----- Raw data -----

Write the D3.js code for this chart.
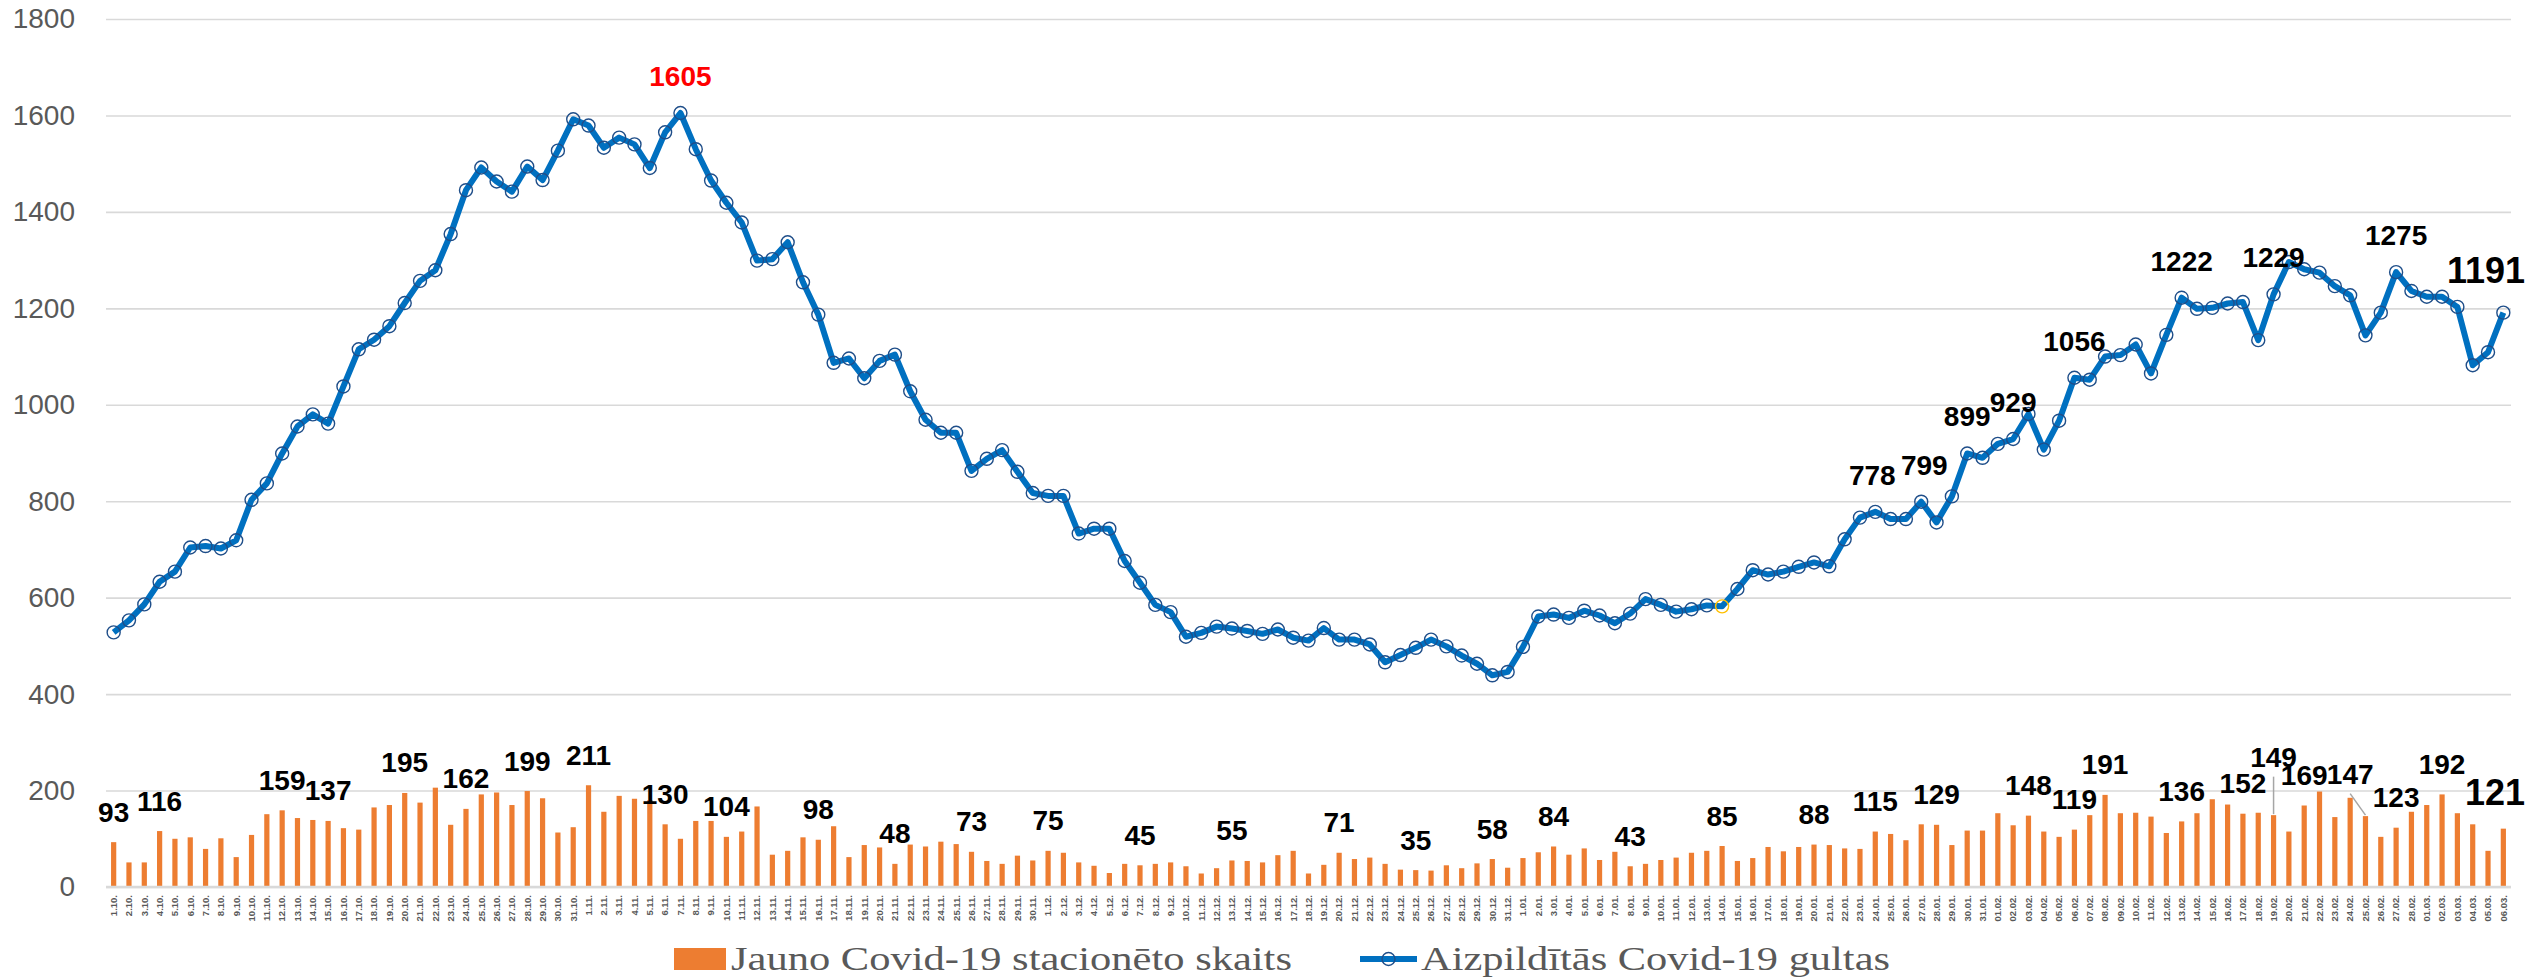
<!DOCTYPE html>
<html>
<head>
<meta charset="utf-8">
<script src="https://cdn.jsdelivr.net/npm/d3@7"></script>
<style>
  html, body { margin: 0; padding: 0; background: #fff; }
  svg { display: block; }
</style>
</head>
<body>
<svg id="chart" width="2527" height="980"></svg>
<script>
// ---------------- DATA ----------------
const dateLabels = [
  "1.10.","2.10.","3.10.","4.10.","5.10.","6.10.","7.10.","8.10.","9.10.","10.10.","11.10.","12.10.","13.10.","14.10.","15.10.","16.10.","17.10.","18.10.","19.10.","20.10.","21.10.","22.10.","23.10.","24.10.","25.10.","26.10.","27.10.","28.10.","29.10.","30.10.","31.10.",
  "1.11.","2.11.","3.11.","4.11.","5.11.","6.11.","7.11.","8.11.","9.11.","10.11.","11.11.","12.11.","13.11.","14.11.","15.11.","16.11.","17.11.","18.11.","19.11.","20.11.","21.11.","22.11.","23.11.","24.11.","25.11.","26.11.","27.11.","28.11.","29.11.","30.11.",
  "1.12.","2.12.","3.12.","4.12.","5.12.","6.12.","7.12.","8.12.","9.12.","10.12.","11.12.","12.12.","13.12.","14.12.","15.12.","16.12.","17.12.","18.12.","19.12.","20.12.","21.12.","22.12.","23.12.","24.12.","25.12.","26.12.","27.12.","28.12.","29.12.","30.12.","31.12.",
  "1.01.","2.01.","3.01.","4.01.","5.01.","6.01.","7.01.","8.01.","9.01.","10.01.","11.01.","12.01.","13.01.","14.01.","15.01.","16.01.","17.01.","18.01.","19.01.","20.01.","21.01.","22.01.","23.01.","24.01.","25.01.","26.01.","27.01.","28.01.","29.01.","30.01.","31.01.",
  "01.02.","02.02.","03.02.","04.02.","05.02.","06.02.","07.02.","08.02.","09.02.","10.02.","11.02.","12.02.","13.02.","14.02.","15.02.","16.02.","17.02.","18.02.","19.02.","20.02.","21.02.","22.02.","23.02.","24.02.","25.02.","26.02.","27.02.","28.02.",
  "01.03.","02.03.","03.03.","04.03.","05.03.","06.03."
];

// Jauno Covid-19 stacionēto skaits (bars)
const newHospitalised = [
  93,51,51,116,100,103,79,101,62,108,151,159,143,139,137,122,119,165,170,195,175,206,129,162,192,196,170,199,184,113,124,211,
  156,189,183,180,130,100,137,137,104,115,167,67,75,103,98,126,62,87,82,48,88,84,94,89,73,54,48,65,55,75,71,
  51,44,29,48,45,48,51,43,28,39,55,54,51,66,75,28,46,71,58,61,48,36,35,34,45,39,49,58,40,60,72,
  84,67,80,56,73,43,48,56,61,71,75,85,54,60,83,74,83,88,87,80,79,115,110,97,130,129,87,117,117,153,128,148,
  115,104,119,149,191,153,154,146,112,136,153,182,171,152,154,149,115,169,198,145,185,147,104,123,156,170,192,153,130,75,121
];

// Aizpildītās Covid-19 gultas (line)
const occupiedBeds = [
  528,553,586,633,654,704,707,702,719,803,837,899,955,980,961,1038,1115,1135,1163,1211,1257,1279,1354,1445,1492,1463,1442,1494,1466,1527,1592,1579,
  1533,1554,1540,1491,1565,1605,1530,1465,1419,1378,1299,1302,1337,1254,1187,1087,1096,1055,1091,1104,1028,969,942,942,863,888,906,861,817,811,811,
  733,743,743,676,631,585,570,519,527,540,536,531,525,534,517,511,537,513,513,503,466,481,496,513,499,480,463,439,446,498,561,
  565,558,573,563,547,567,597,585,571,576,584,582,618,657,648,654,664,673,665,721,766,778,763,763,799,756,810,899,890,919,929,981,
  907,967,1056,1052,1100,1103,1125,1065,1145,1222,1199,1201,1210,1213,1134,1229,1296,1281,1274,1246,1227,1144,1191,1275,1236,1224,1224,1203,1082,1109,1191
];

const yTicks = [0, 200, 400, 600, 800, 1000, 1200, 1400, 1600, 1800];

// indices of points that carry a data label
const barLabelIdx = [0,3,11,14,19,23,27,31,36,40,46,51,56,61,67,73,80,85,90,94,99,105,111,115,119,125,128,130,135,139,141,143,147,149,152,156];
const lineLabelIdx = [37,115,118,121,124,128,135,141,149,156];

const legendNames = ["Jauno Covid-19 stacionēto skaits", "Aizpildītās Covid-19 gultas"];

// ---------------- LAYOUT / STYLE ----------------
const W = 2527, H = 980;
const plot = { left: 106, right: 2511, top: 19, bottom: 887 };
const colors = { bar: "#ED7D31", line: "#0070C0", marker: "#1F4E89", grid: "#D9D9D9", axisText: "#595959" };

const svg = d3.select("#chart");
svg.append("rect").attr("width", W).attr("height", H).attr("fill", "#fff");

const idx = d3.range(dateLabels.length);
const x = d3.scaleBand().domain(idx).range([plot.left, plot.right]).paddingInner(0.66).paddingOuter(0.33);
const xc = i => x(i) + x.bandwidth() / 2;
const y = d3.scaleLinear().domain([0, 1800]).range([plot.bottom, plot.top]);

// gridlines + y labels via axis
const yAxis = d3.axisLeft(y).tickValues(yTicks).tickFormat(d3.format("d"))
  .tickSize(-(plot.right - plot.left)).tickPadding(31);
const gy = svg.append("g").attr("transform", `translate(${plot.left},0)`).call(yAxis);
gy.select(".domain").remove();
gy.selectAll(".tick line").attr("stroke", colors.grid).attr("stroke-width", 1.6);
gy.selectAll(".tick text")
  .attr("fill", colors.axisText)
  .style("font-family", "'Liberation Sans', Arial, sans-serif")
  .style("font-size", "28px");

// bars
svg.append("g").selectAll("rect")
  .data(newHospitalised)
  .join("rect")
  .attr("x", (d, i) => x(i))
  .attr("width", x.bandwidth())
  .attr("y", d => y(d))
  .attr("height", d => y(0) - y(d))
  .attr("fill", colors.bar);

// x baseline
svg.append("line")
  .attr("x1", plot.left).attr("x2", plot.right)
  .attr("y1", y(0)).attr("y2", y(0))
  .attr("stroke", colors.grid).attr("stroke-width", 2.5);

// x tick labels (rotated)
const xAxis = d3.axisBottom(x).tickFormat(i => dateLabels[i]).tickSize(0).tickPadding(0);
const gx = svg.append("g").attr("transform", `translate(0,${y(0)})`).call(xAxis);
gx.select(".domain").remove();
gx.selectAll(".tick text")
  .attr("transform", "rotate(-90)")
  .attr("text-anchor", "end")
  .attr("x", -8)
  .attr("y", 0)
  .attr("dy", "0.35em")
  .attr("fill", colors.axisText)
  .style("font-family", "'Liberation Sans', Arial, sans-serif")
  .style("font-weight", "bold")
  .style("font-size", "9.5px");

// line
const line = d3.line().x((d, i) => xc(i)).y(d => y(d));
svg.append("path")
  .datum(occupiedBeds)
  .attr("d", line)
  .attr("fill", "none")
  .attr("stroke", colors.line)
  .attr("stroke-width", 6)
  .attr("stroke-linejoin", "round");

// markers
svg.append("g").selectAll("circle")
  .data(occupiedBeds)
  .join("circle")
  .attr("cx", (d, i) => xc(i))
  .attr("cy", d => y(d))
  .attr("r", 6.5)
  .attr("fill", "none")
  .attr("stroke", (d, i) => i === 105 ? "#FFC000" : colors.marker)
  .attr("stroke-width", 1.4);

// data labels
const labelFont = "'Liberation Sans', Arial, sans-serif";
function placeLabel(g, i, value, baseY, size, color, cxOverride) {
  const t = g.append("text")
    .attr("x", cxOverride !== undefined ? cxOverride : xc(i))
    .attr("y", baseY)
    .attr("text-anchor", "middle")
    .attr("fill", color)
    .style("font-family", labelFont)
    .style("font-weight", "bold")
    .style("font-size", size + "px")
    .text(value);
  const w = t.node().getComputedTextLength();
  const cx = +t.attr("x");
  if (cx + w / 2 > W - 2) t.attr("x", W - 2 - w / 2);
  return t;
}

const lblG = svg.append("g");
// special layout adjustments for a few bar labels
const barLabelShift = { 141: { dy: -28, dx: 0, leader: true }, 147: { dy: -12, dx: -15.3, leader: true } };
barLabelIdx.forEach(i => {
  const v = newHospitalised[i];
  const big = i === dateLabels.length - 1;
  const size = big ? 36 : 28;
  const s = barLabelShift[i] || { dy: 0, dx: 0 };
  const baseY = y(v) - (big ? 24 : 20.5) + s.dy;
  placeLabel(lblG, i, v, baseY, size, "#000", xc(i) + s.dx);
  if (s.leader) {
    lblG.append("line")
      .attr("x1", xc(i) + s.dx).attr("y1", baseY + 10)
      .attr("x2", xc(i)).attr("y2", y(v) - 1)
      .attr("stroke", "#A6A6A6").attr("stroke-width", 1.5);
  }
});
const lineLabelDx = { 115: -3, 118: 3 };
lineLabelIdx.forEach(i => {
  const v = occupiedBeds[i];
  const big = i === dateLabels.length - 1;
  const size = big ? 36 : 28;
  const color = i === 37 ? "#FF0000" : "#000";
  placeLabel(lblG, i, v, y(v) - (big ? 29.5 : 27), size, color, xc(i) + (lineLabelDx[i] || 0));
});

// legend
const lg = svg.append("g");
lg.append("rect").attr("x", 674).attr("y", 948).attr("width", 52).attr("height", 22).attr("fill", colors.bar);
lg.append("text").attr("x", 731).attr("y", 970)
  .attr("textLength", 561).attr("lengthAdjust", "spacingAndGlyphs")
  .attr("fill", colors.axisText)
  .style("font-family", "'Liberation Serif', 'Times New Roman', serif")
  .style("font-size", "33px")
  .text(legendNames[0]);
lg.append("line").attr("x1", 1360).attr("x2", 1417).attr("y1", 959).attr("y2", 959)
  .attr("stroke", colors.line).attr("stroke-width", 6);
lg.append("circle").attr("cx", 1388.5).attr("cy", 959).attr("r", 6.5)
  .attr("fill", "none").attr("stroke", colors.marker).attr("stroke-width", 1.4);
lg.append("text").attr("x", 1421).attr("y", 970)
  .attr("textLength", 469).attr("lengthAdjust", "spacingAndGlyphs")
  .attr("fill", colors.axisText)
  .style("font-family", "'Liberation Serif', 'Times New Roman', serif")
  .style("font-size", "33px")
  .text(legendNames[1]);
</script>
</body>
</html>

-----

» **Job**: Keep only the lines that hold the string "chart", and copy them out.

» **Answer for this exercise**:
Write the D3.js code for this chart.
<svg id="chart" width="2527" height="980"></svg>
const svg = d3.select("#chart");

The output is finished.